• WHAT THE EXERCISE ASKS:
From the entries below, copy every line where the string "source" appears.

• INPUT ROWS:
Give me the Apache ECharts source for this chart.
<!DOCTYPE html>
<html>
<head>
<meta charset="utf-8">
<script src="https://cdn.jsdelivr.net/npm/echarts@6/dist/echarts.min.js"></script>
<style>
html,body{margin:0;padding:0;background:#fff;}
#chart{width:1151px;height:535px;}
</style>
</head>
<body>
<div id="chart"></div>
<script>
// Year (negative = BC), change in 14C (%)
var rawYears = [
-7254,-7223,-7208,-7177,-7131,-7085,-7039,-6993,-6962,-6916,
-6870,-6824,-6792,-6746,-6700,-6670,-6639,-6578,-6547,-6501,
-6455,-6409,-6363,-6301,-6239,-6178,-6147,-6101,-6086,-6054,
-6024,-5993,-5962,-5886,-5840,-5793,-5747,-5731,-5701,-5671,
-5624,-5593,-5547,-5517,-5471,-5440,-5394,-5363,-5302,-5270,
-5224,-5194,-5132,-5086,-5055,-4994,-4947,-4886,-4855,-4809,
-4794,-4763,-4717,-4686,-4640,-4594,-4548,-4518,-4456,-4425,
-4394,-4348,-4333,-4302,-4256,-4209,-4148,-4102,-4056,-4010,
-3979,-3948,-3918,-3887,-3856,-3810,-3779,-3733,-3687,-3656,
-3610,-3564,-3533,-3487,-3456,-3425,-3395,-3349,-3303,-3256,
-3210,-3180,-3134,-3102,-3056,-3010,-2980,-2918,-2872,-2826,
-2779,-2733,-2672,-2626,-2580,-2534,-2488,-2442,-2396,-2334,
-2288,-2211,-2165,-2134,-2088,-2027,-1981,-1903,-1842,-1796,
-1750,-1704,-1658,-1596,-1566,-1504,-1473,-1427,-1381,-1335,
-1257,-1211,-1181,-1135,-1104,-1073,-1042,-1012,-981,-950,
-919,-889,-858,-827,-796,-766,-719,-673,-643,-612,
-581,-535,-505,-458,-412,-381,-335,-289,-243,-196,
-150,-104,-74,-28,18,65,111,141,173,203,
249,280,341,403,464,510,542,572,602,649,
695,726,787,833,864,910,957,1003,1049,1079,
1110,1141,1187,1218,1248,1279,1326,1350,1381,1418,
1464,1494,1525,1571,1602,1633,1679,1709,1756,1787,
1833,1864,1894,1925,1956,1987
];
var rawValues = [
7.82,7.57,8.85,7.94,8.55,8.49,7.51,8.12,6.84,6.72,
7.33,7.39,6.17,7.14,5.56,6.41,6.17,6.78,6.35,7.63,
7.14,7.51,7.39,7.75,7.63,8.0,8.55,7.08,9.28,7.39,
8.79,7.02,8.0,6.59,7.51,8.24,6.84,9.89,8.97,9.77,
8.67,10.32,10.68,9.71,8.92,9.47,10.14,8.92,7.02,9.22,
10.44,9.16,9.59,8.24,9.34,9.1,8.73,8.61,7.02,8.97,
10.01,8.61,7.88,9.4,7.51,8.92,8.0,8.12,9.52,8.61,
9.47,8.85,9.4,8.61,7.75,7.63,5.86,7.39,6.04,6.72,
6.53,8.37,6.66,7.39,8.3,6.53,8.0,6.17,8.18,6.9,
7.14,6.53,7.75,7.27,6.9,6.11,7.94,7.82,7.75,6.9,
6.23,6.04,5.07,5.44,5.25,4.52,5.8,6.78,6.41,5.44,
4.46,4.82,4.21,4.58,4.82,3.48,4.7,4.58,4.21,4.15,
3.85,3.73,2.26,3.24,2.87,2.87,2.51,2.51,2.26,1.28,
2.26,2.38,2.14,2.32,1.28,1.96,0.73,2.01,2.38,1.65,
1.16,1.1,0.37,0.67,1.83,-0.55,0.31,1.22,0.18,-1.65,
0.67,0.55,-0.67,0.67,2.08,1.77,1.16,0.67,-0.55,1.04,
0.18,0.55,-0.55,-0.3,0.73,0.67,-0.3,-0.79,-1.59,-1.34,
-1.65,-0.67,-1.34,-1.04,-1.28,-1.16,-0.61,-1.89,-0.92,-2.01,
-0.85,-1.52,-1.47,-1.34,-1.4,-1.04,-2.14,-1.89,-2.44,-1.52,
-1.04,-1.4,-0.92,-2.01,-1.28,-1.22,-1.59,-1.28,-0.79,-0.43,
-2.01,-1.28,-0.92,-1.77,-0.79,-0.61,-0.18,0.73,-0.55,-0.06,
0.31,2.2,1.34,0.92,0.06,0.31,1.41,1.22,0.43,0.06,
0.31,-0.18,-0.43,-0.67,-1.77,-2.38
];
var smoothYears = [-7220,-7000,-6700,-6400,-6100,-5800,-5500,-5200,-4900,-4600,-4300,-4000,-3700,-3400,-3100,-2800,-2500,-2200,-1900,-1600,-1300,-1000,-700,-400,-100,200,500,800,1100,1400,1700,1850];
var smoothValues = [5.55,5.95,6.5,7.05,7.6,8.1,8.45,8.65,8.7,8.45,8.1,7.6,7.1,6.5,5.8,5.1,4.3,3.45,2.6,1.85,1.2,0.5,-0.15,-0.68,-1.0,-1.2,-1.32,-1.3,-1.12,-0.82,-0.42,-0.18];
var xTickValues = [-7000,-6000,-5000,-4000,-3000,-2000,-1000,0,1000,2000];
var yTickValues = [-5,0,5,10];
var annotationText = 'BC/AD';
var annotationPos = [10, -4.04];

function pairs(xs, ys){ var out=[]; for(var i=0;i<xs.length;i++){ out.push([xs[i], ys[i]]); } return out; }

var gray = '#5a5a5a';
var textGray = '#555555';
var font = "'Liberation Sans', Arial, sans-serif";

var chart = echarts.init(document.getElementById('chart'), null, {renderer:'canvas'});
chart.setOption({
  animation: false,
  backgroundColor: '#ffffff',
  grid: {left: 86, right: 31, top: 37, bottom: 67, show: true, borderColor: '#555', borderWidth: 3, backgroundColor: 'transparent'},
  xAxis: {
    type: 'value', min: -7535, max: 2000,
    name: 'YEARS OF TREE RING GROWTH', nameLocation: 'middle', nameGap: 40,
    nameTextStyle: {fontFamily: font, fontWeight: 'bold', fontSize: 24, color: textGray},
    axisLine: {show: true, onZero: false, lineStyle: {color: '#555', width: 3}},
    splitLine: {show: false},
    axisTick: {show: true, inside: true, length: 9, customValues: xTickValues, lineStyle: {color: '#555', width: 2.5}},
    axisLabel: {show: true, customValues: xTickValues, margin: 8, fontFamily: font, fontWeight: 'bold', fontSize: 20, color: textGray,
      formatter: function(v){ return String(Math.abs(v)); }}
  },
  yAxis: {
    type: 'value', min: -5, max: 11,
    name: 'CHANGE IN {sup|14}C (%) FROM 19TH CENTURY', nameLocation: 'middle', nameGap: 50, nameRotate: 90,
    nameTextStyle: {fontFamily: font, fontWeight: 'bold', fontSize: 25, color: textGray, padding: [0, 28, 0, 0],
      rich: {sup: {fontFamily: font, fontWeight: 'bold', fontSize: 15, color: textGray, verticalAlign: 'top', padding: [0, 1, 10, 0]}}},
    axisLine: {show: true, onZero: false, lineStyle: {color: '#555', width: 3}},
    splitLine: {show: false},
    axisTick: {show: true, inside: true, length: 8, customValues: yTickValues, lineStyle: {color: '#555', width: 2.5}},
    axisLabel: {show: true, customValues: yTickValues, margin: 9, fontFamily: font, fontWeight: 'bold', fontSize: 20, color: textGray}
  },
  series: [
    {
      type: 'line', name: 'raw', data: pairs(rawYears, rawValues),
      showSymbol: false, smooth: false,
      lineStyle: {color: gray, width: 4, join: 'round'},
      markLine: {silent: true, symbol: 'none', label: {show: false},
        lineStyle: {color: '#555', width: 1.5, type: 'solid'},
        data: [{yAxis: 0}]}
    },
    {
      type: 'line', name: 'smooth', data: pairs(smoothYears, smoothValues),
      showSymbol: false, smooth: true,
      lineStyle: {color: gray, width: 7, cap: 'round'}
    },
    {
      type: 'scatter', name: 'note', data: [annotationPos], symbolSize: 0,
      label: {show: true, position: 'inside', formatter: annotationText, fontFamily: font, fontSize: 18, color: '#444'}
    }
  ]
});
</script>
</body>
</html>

--

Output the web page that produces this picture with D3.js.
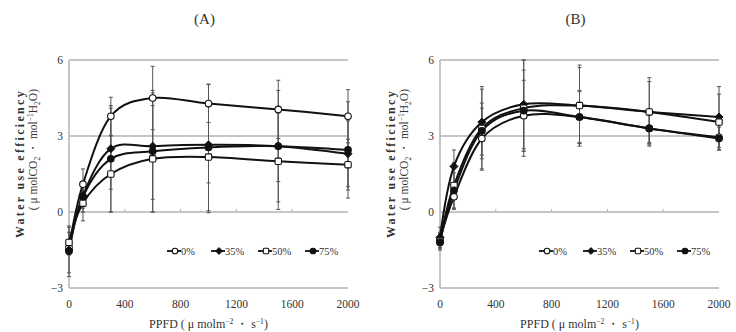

---

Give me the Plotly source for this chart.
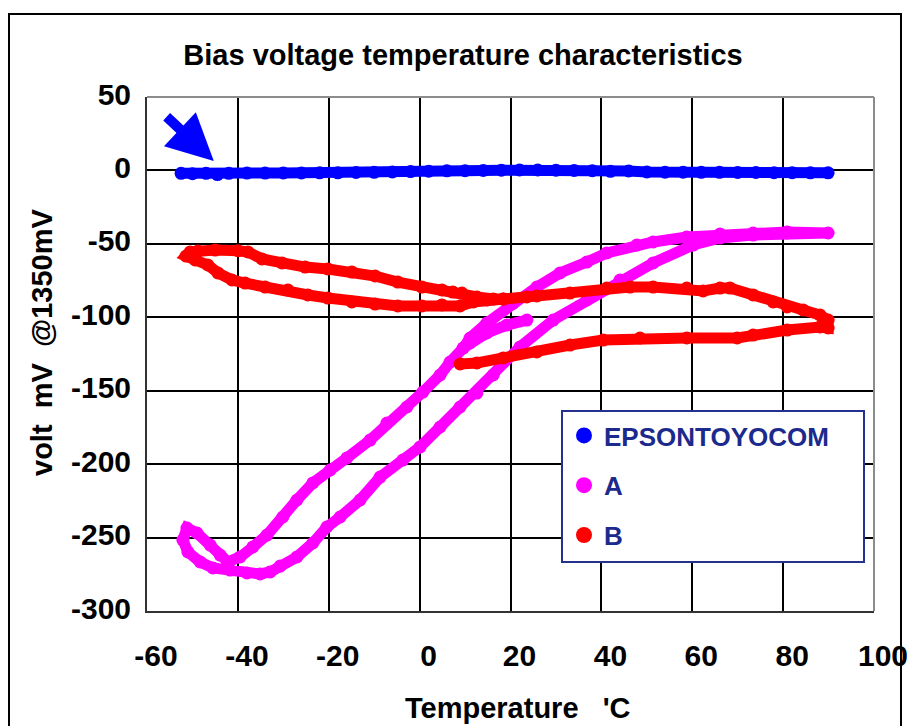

• EXERCISE ANSWER:
Give me the Apache ECharts source for this chart.
Give me the Plotly source for this chart.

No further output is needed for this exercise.